Sunrise GP is a simple arcade style racing game that lets you choose between three game modes: a straightforward race, a race with obstacles, and a grand prix mode. Then, you race. That’s as far as the plot goes for Sunrise GP, and that’s not a bad thing. Is this a Forza? No. Did I want a Forza on the Switch? Also no.
Sunrise GP occupies that niche between the more realistic racing titles and Mario Kart with a slightly cartoony visual aesthetic, the ability to bounce off walls without ending the race, and a wide range of customization options.
You aren’t going to find any weird vehicular weaponry in Sunrise GP; it really is just a racing game. You’re focused on time, and Sunrise GP keeps you engaged by noting your time as you pass through checkpoints. The races in all three modes are pretty short, which is great if you’re just trying to let your brain recover for an hour or so, but it does mean that you’ll get through it quickly.
The modes are straightforward. Quick Race Mode puts you in a car and on the track for a few spins. The Grand Prix mode serves as the game’s story by having you progress through a series of twenty tracks. You must take first, second, or third, marked by a one, two, or a three-star rating, in order to unlock the next course.
Challenge mode is actually pretty interesting because you have to complete a series of challenges that requires that you drive a specific car. That matters because each car handles noticeably different, depending on the style and power. Challenge mode employs the same 20 track model and also requires a starred finish in order to unlock the next course.
For all the good in Sunrise GP, there are a few problems. The game’s AI racers aren’t well-controlled. They’ll plow into you and each other willy-nilly, resulting in pileups that you must successfully navigate if you want to make it to the all-important finish line. As you begin almost every race in last position, you’re going to spend a lot of time navigating around these AI-created obstacles. The game also has some physics issues in that you really can plow into the wall and just keep on going without any issue. However, just a bit down the track, the same collision could send you flipping over the lanes. I couldn’t find any rhyme or reason as to why or how these virtually identical collisions would have such vastly different results. It almost felt like an RNG issue, which doesn’t work in the racing context.
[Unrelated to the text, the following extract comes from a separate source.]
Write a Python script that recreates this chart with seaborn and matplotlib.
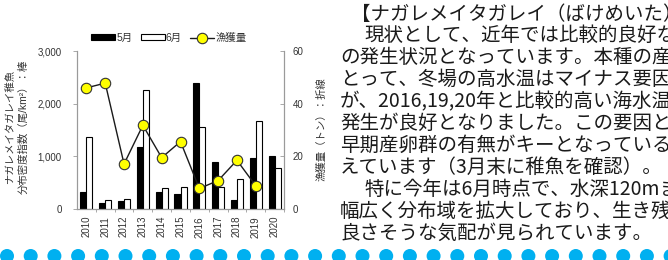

The car customization options offered by Sunrise GP are really fun and do make a difference when you’re on the track. You begin Sunrise GP with basic vehicles and options, but as you continue through the races, you unlock better and more varied upgrades and cars. However, these upgrades are pricey, especially when compared with the winnings you receive from each track. Also, the game offers more limitations in terms of cosmetic changes as your rim and paint color options are minimal. I highly recommend that you try out as many of the cars as you can because you may find that you prefer one style of car over another. Also, don’t be afraid to change cars to suit the track you’re going to be racing. Much like the rims and paint color, you’re going to start recognizing the tracks as they do tend to repeat, albeit with some cosmetic differences.
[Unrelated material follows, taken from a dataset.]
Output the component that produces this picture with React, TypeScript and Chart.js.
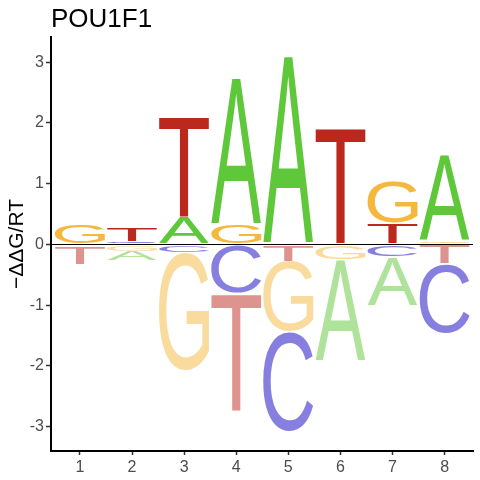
import React, { useEffect, useRef } from 'react';
import { Chart, registerables } from 'chart.js';

Chart.register(...registerables);

// motif positions and the four bases
const positions = [1, 2, 3, 4, 5, 6, 7, 8];
const letters = ['A', 'C', 'G', 'T'];
// -ddG/RT per base, per position
const valuesA = [-0.01, -0.16, 0.45, 2.41, 3.10, -1.67, -0.81, 1.42];
const valuesC = [-0.02, 0.05, -0.13, -0.81, -1.65, -0.01, -0.20, -1.15];
const valuesG = [0.33, -0.11, -1.94, 0.33, -1.16, -0.24, 0.68, 0.05];
const valuesT = [-0.30, 0.22, 1.64, -1.92, -0.28, 1.92, 0.35, -0.31];
const yTicks = [-3, -2, -1, 0, 1, 2, 3];

const letterColors = ['rgb(95,200,58)', 'rgb(15,0,192)', 'rgb(245,183,61)', 'rgb(188,40,30)'];
const FONT = '"Liberation Sans", Arial, sans-serif';

const allValues = [valuesA, valuesC, valuesG, valuesT];

// stack letters: smallest magnitude next to zero, biggest outside
function stackRanges(): number[][][] {
    const ranges = letters.map(() => positions.map(() => [0, 0]));
    positions.forEach((_, i) => {
        const order = letters.map((_, k) => k)
            .sort((a, b) => Math.abs(allValues[a][i]) - Math.abs(allValues[b][i]));
        let up = 0;
        let down = 0;
        order.forEach(k => {
            const v = allValues[k][i];
            if (v >= 0) { ranges[k][i] = [up, up + v]; up += v; }
            else { ranges[k][i] = [down + v, down]; down += v; }
        });
    });
    return ranges;
}

function drawGlyph(ctx: CanvasRenderingContext2D, ch: string, left: number, top: number,
                   w: number, h: number, color: string, alpha: number) {
    ctx.save();
    ctx.font = '200px ' + FONT;
    ctx.textAlign = 'left';
    ctx.textBaseline = 'alphabetic';
    const m = ctx.measureText(ch);
    const gw = m.actualBoundingBoxLeft + m.actualBoundingBoxRight;
    const gh = m.actualBoundingBoxAscent + m.actualBoundingBoxDescent;
    ctx.translate(left, top);
    ctx.scale(w / gw, h / gh);
    ctx.globalAlpha = alpha;
    ctx.fillStyle = color;
    ctx.fillText(ch, m.actualBoundingBoxLeft, m.actualBoundingBoxAscent);
    ctx.restore();
}

const logoPlugin = {
    id: 'logoLetters',
    afterDatasetsDraw(chart: any) {
        const ctx = chart.ctx;
        chart.data.datasets.forEach((_: any, k: number) => {
            const meta = chart.getDatasetMeta(k);
            meta.data.forEach((bar: any, i: number) => {
                const { x, y, base, width } = bar.getProps(['x', 'y', 'base', 'width'], true);
                const top = Math.min(y, base) + 0.5;
                const bottom = Math.max(y, base) - 0.5;
                const h = bottom - top;
                if (h <= 0.2) return;
                const neg = allValues[k][i] < 0;
                drawGlyph(ctx, letters[k], x - width / 2, top, width, h, letterColors[k], neg ? 0.5 : 1);
            });
        });
    },
    afterDraw(chart: any) {
        const ctx = chart.ctx;
        ctx.save();
        ctx.font = '26px ' + FONT;
        ctx.fillStyle = '#000';
        ctx.textAlign = 'left';
        ctx.textBaseline = 'alphabetic';
        ctx.fillText('POU1F1', chart.chartArea.left, 27);
        ctx.restore();
    }
};

const App: React.FC = () => {
    const chartRef = useRef<HTMLCanvasElement>(null);
    const chartInstanceRef = useRef<Chart | null>(null);

    useEffect(() => {
        if (!chartRef.current) return;
        if (chartInstanceRef.current) chartInstanceRef.current.destroy();
        const ranges = stackRanges();

        chartInstanceRef.current = new Chart(chartRef.current, {
            type: 'bar',
            data: {
                datasets: letters.map((l, k) => ({
                    label: l,
                    data: positions.map((p, i) => ({ x: p, y: ranges[k][i] })),
                    backgroundColor: 'rgba(0,0,0,0)',
                    borderWidth: 0,
                    grouped: false,
                    barPercentage: 0.96,
                    categoryPercentage: 1,
                })) as any,
            },
            options: {
                animation: false,
                responsive: true,
                maintainAspectRatio: false,
                layout: { padding: { top: 37, right: 7, left: 0, bottom: 0 } },
                plugins: { legend: { display: false }, tooltip: { enabled: false } },
                scales: {
                    x: {
                        type: 'linear',
                        min: 0.445,
                        max: 8.545,
                        offset: false,
                        afterBuildTicks: (s: any) => { s.ticks = positions.map(v => ({ value: v })); },
                        afterFit: (s: any) => { s.height = 29; },
                        grid: { drawOnChartArea: false, offset: false, tickLength: 4, tickColor: '#333333', tickWidth: 1.5 },
                        border: { color: '#000', width: 2 },
                        ticks: { color: '#4D4D4D', font: { size: 16, family: FONT }, padding: 3, maxRotation: 0 },
                    },
                    y: {
                        type: 'linear',
                        min: -3.40,
                        max: 3.415,
                        afterBuildTicks: (s: any) => { s.ticks = yTicks.map(v => ({ value: v })); },
                        afterFit: (s: any) => { s.width = 51; },
                        grid: {
                            drawOnChartArea: true,
                            color: (c: any) => (c.tick && c.tick.value === 0 ? '#000' : 'rgba(0,0,0,0)'),
                            lineWidth: 1,
                            tickLength: 5,
                            tickColor: '#333333',
                            tickWidth: 1.5,
                        },
                        border: { color: '#000', width: 2 },
                        ticks: { color: '#4D4D4D', font: { size: 16, family: FONT }, padding: 2 },
                        title: {
                            display: true,
                            text: '\u2212\u0394\u0394G/RT',
                            color: '#000',
                            font: { size: 21, family: FONT },
                            padding: { top: 5, bottom: 0 },
                        },
                    },
                },
            } as any,
            plugins: [logoPlugin],
        });

        return () => {
            if (chartInstanceRef.current) {
                chartInstanceRef.current.destroy();
                chartInstanceRef.current = null;
            }
        };
    }, []);

    return (
        <div style={{ position: 'absolute', left: 0, top: 0, width: 480, height: 480, background: '#fff' }}>
            <canvas ref={chartRef}></canvas>
        </div>
    );
};

export default App;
Sunrise GP’s bite-sized individual tracks and challenges mean it’s an ideal way to kill time without having to worry that you’ll have to quit mid-race so long as you avoid that early pileup. With some issues in terms of physics and the AI, Sunrise GP still offers a solid gaming experience for just $14.99, making it a great value for those looking for a nice racing experience for the Nintendo Switch.
- Sunrise GP is pretty, especially if you like that neon aesthetic, and the soundtrack is pretty solid as far as that goes.
- Really, it is just a great title to chill with.
- It also offers co-op and multiplayer modes, which is cool!